Sol–gel silica coatings for enhanced silicon emission: microstructural origins and optical implications

Abstract

Silicon is an attractive platform for optoelectronic integration, but its indirect bandgap makes it a weak light emitter. Here, we demonstrate that sol–gel-derived silica (SiO₂) coatings, when thermally annealed, can significantly boost silicon bandgap photoluminescence (PL). Samples annealed at 900 °C exhibit a more than fourfold increase in emission intensity near 1160 nm compared to as-deposited films.

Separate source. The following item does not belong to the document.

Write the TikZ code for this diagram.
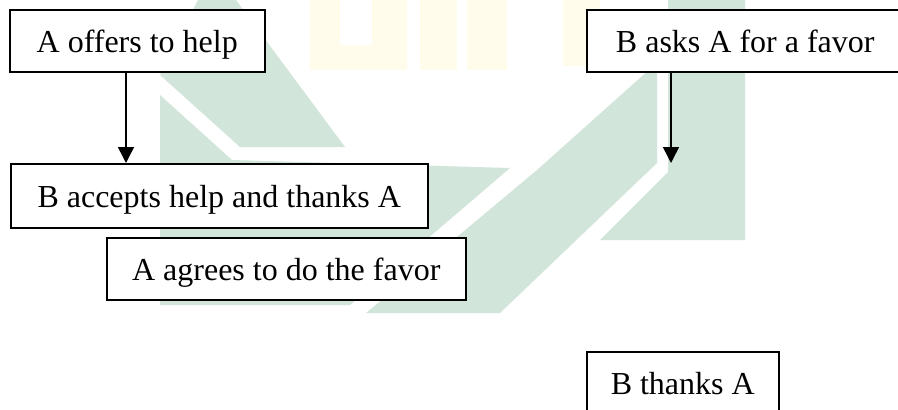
\documentclass[tikz,border=0pt]{standalone}
\usepackage{fontspec}
\setmainfont{Liberation Serif}
\usetikzlibrary{arrows.meta}
\definecolor{wmgreen}{RGB}{210,229,218}
\definecolor{wmyellow}{RGB}{255,252,236}
\tikzset{
  box/.style={draw, line width=1.5pt, fill=white, inner sep=0pt, anchor=north west,
    text height=23pt, text depth=0pt, font=\fontsize{32}{38}\selectfont},
  arrow/.style={line width=1.5pt, -{Triangle[width=16pt,length=16pt]}},
  wm/.style={fill=wmgreen, draw=none},
  wmy/.style={fill=wmyellow, draw=none}
}
\begin{document}
\begin{tikzpicture}[x=1pt,y=-1pt]
\useasboundingbox (0,0) rectangle (898,410);
\clip (0,0) rectangle (898,410);
\fill[white] (0,0) rectangle (898,410);
% faint watermark
\fill[wmy] (310,0) -- (407,0) -- (407,70) -- (310,70) -- cycle;
\fill[white] (340,0) -- (372,0) -- (372,45) -- (340,45) -- cycle;
\fill[wmy] (420,0) -- (457,0) -- (457,70) -- (420,70) -- cycle;
\fill[wmy] (467,0) -- (507,0) -- (507,70) -- (467,70) -- cycle;
\fill[wmy] (563,0) -- (600,0) -- (600,66) -- (563,66) -- cycle;
\fill[wm] (198,0) -- (236,0) -- (345,147) -- (240,147) -- (160,75) -- cycle;
\fill[wm] (160,95) -- (232,160) -- (510,168) -- (350,305) -- (160,305) -- cycle;
\fill[wm] (650,69) -- (657,69) -- (657,163) -- (500,313) -- (366,313) -- (537,170) -- cycle;
\fill[wm] (668,0) -- (745,0) -- (745,240) -- (600,240) -- (668,172) -- cycle;
% boxes
\node[box, minimum width=255pt, minimum height=62pt] (b1) at (9,9) {A offers to help};
\node[box, minimum width=417pt, minimum height=64pt] (b2) at (10,163) {B accepts help and thanks A};
\node[box, minimum width=359pt, minimum height=62pt] (b3) at (106,237) {A agrees to do the favor};
\node[box, minimum width=317pt, minimum height=62pt] (b4) at (586,9) {B asks A for a favor};
\node[box, minimum width=192pt, minimum height=62pt] (b5) at (586,351) {B thanks A};
% connectors
\coordinate (x1) at (126,0);
\coordinate (e2) at (671,163);
\draw[arrow] (b1.south -| x1) -- (b2.north -| x1);
\draw[arrow] (b4.south -| e2) -- (e2);
\end{tikzpicture}
\end{document}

High-resolution Transmission Electron Microscopy (TEM), combined with geometric phase analysis (GPA), revealed that as-deposited samples exhibit relatively uniform interfacial strain of less than ±0.1%, whereas annealing at 900 °C introduces local strain fluctuations of up to ±2.0%. These nanoscale strain variations correlate directly with the observed PL enhancement. Detailed analysis using high-resolution TEM (HRTEM) and scanning transmission electron microscopy with electron energy-loss spectroscopy (STEM-EELS) reveals the reduction of annealing-induced defects in Si and the densification of the silica layer. These modifications alter the electronic states at the interface, as reflected in changes in the joint density of states, thereby enabling more efficient radiative recombination. Finite difference time domain (FDTD) simulations suggest that the enhanced PL signal near 1160 nm is partly attributable to annealing-induced morphological changes in silica. Together, these findings demonstrate that sol–gel-derived SiO₂/Si stacks provide a simple and low-cost route to enhance silicon emission through strain engineering, offering strong potential for integration into CMOS-compatible photonic systems and the development of future on-chip light sources and optical interconnects.